Some people are born bullies and never seem to stop or even know or understand that they are doing it. They act like the seagulls from Finding Nemo without a thought for anyone else but themselves. I found myself up against a female version of this last Monday evening.
He will never see things from my perspective. Never understand that he might be in the wrong or see things from a small child’s point of view. And he has met his equal from what I have seen in this new woman. Instead of dealing with one bully, I am dealing with two. Last week I was called names, accused of things I had and hadn’t done when all I was trying to do was make sure, from one Mum to another, that Grace was being put first. That she was in a nurturing environment. That her needs were being put first and that our parenting matched. Then she stood up in a public place, called me names and walked out on me. How is this right and constructive for Grace? How can I trust where she is and who she is with? How is Grace coming home tearful, anxious, insecure and scared to go to bed at night constructive? How is that right for her? Or me? Or Ross? I am doing everything I can to help her to be a little girl who is secure and happy, who can sleep safely in her bed at night without worrying.

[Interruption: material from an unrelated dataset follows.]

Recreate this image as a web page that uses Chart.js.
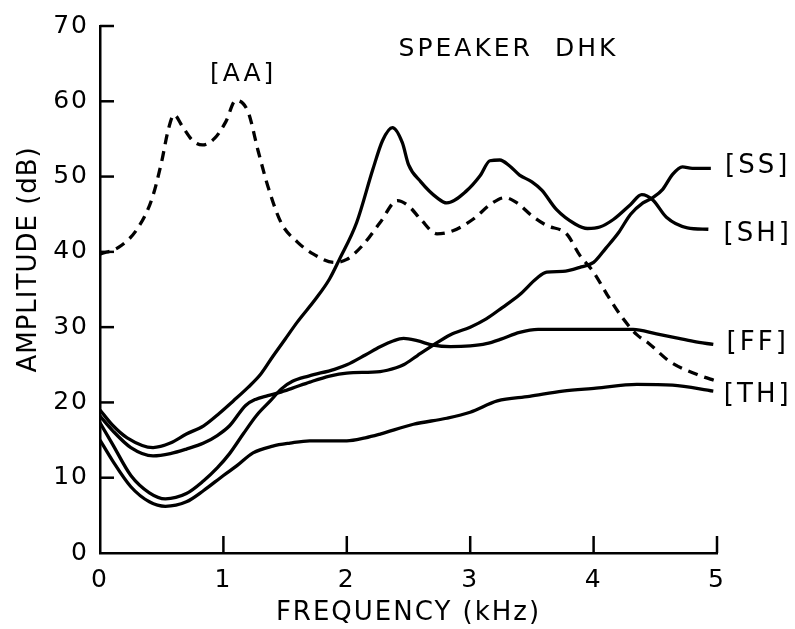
<!DOCTYPE html>
<html>
<head>
<meta charset="utf-8">
<script src="https://cdn.jsdelivr.net/npm/chart.js@4/dist/chart.umd.min.js"></script>
<style>
  html, body { margin: 0; padding: 0; background: #fff; }
  canvas { display: block; }
</style>
</head>
<body>
<canvas id="chart" width="795" height="629"></canvas>
<script>
// spectra for speaker DHK, frequency in kHz, amplitude in dB
const aaFreq = [0, 0.15, 0.3, 0.42, 0.5, 0.55, 0.6, 0.67, 0.75, 0.83, 0.93, 1.02, 1.1, 1.2, 1.28, 1.37, 1.47, 1.6, 1.73, 1.9, 2.0, 2.13, 2.27, 2.41, 2.5, 2.6, 2.73, 2.86, 3.02, 3.18, 3.28, 3.38, 3.5, 3.62, 3.78, 3.89, 4.0, 4.11, 4.24, 4.35, 4.45, 4.62, 4.84, 5.0];
const aaAmp  = [39.7, 40.6, 43, 47, 52, 56, 58.2, 56.6, 54.8, 54.2, 55.1, 57.3, 60.1, 58.6, 53.5, 48.2, 43.8, 41.3, 39.7, 38.6, 39.0, 40.9, 43.9, 46.8, 46.1, 44.3, 42.4, 42.8, 44.3, 46.5, 47.2, 46.5, 44.8, 43.5, 42.4, 39.5, 37.3, 34.3, 31.1, 29.0, 27.8, 25.4, 23.7, 22.8];

const shFreq = [0, 0.1, 0.22, 0.43, 0.57, 0.7, 0.84, 0.97, 1.08, 1.2, 1.3, 1.4, 1.5, 1.6, 1.75, 1.86, 1.94, 2.08, 2.21, 2.29, 2.37, 2.45, 2.5, 2.6, 2.73, 2.81, 2.97, 3.08, 3.16, 3.24, 3.32, 3.4, 3.5, 3.58, 3.7, 3.85, 3.95, 4.05, 4.16, 4.3, 4.39, 4.48, 4.59, 4.76, 4.93];
const shAmp  = [19.0, 17.0, 15.3, 14.0, 14.6, 15.8, 16.9, 18.6, 20.2, 22.0, 23.7, 26.1, 28.4, 30.7, 33.8, 36.4, 39.0, 43.9, 50.9, 54.8, 56.5, 54.5, 51.6, 49.3, 47.2, 46.5, 48.1, 50.1, 52.1, 52.2, 51.4, 50.2, 49.3, 48.2, 45.6, 43.7, 43.1, 43.3, 44.3, 46.3, 47.6, 46.9, 44.6, 43.2, 43.0];

const ssFreq = [0, 0.1, 0.25, 0.43, 0.57, 0.7, 0.84, 0.95, 1.05, 1.18, 1.26, 1.36, 1.45, 1.56, 1.7, 1.86, 2.0, 2.27, 2.4, 2.46, 2.57, 2.7, 2.84, 3.0, 3.13, 3.26, 3.4, 3.54, 3.62, 3.75, 3.9, 4.0, 4.1, 4.2, 4.3, 4.4, 4.48, 4.56, 4.64, 4.72, 4.8, 4.95];
const ssAmp  = [18.2, 16.3, 14.0, 12.9, 13.2, 13.8, 14.6, 15.6, 16.9, 19.6, 20.4, 20.9, 21.3, 21.9, 22.7, 23.5, 23.9, 24.1, 24.6, 25.0, 26.2, 27.6, 29.0, 30.0, 31.1, 32.6, 34.3, 36.5, 37.3, 37.4, 38.0, 38.6, 40.5, 42.5, 45.0, 46.5, 47.2, 48.3, 50.3, 51.3, 51.1, 51.1];

const ffFreq = [0, 0.1, 0.25, 0.4, 0.53, 0.7, 0.84, 0.95, 1.05, 1.16, 1.27, 1.38, 1.47, 1.56, 1.69, 1.9, 2.0, 2.15, 2.27, 2.38, 2.46, 2.57, 2.7, 2.84, 3.0, 3.13, 3.25, 3.4, 3.55, 3.7, 4.0, 4.32, 4.51, 4.66, 4.81, 4.97];
const ffAmp  = [17.3, 14.5, 10.3, 8.0, 7.2, 7.9, 9.6, 11.3, 13.2, 15.8, 18.3, 20.2, 21.8, 22.8, 23.5, 24.4, 25.0, 26.3, 27.4, 28.2, 28.5, 28.2, 27.6, 27.4, 27.5, 27.8, 28.4, 29.3, 29.7, 29.7, 29.7, 29.7, 29.1, 28.6, 28.1, 27.7];

const thFreq = [0, 0.1, 0.25, 0.4, 0.53, 0.7, 0.84, 1.0, 1.11, 1.24, 1.4, 1.54, 1.7, 2.0, 2.15, 2.27, 2.54, 2.81, 3.0, 3.22, 3.48, 3.75, 4.02, 4.35, 4.64, 4.97];
const thAmp  = [15.0, 12.3, 8.8, 6.8, 6.2, 6.8, 8.3, 10.3, 11.6, 13.3, 14.2, 14.6, 14.9, 14.9, 15.3, 15.8, 17.1, 17.9, 18.7, 20.2, 20.8, 21.5, 21.9, 22.4, 22.3, 21.5];

const freqTicks = [1, 2, 3, 4, 5];
const ampTicks = [10, 20, 30, 40, 50, 60, 70];

const FONT = 'DejaVu Sans';

function points(xs, ys) {
    return xs.map((x, i) => ({ x: x, y: ys[i] }));
}

function curve(label, xs, ys, dashed) {
    return {
        label,
        data: points(xs, ys),
        borderColor: '#000',
        borderWidth: 3.3,
        borderDash: dashed ? [10, 7] : [],
        pointRadius: 0,
        fill: false,
        cubicInterpolationMode: 'monotone'
    };
}

// text placed in data units (kHz, dB)
const notes = [
    { text: '[AA]', x: 1.16, y: 63.6, size: 25 },
    { text: 'SPEAKER  DHK', x: 3.31, y: 66.9, size: 25 },
    { text: '[SS]', x: 5.33, y: 51.4, size: 26 },
    { text: '[SH]', x: 5.33, y: 42.4, size: 26 },
    { text: '[FF]', x: 5.33, y: 27.8, size: 26 },
    { text: '[TH]', x: 5.33, y: 21.0, size: 26 }
];

const extras = {
    id: 'extras',
    beforeDraw(chart) {
        chart.ctx.letterSpacing = '2px';
    },
    afterDraw(chart) {
        const ctx = chart.ctx;
        const xs = chart.scales.x;
        const ys = chart.scales.y;
        ctx.save();
        ctx.strokeStyle = '#000';
        ctx.lineWidth = 2.5;
        // inward tick marks
        freqTicks.forEach(v => {
            const px = xs.getPixelForValue(v);
            ctx.beginPath();
            ctx.moveTo(px, ys.bottom);
            ctx.lineTo(px, ys.bottom - 17);
            ctx.stroke();
        });
        ampTicks.forEach(v => {
            const py = ys.getPixelForValue(v);
            ctx.beginPath();
            ctx.moveTo(xs.left, py);
            ctx.lineTo(xs.left + 14, py);
            ctx.stroke();
        });

        ctx.fillStyle = '#000';
        ctx.textAlign = 'center';
        ctx.textBaseline = 'middle';
        ctx.letterSpacing = '3px';
        notes.forEach(n => {
            ctx.font = n.size + 'px "' + FONT + '"';
            ctx.fillText(n.text, xs.getPixelForValue(n.x), ys.getPixelForValue(n.y));
        });

        // y axis title
        ctx.letterSpacing = '1px';
        ctx.font = '26px "' + FONT + '"';
        ctx.translate(29, ys.getPixelForValue(39));
        ctx.rotate(-Math.PI / 2);
        ctx.fillText('AMPLITUDE (dB)', 0, 0);
        ctx.restore();
    }
};

new Chart(document.getElementById('chart'), {
    type: 'line',
    data: {
        datasets: [
            curve('AA', aaFreq, aaAmp, true),
            curve('SH', shFreq, shAmp, false),
            curve('SS', ssFreq, ssAmp, false),
            curve('FF', ffFreq, ffAmp, false),
            curve('TH', thFreq, thAmp, false)
        ]
    },
    options: {
        responsive: false,
        animation: false,
        layout: { padding: { left: 0, right: 78, top: 22, bottom: 0 } },
        plugins: {
            legend: { display: false },
            tooltip: { enabled: false }
        },
        scales: {
            x: {
                type: 'linear',
                min: 0,
                max: 5,
                afterFit: s => { s.height = 76; },
                grid: { display: true, drawOnChartArea: false, drawTicks: false },
                border: { display: true, color: '#000', width: 2.5 },
                ticks: {
                    stepSize: 1,
                    color: '#000',
                    padding: 12,
                    font: { family: FONT, size: 25 }
                },
                title: {
                    display: true,
                    text: 'FREQUENCY (kHz)',
                    color: '#000',
                    padding: { top: 0, bottom: 0 },
                    font: { family: FONT, size: 26 }
                }
            },
            y: {
                type: 'linear',
                min: 0,
                max: 70,
                afterFit: s => { s.width = 100; },
                grid: { display: true, drawOnChartArea: false, drawTicks: false },
                border: { display: true, color: '#000', width: 2.5 },
                ticks: {
                    stepSize: 10,
                    color: '#000',
                    padding: 11,
                    font: { family: FONT, size: 25 }
                }
            }
        }
    },
    plugins: [extras]
});
</script>
</body>
</html>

I had learnt how to deal with the first bully. Show them I was strong and stood up to them without compromising me or my daughter. I am still trying to show them that, contrary to their belief, I am not doing things ‘out of spite’ toward them. I don’t waste my time on things like that, I have a life I want to live. So why should it be any different now that there is someone else in the picture?
More threats have come. More promises of court if things don’t go their way. They are forgetting the fact that it is not about them. It is about a charismatic little girl currently downstairs playing and laughing with Ross. She is starting to find her security again, feel safe and happy and I want to wrap her up in cotton wool and never let her see the bad things.
All I want is for Grace to be happy. When she is away it means I have some ‘us’ time for me and Ross. Something vitally important for us as Grace was in our relationship from around 4 months in of Ross and I being together. Most couples have at least 10 or 11 months of getting to know each other minimum. Now, because I need to put Grace and her feelings first, our two precious evenings every other week are on the back burner for the moment. I don’t care though….I will do this, despite everything, for Grace. But apparently, according to the bullies, I am doing that out of spite.
I will continue to put my daughter first, protect her feelings and make sure she is safe. No matter what.
So, in answer to the question I asked myself on my post last week…..no, I am not a bad Mother.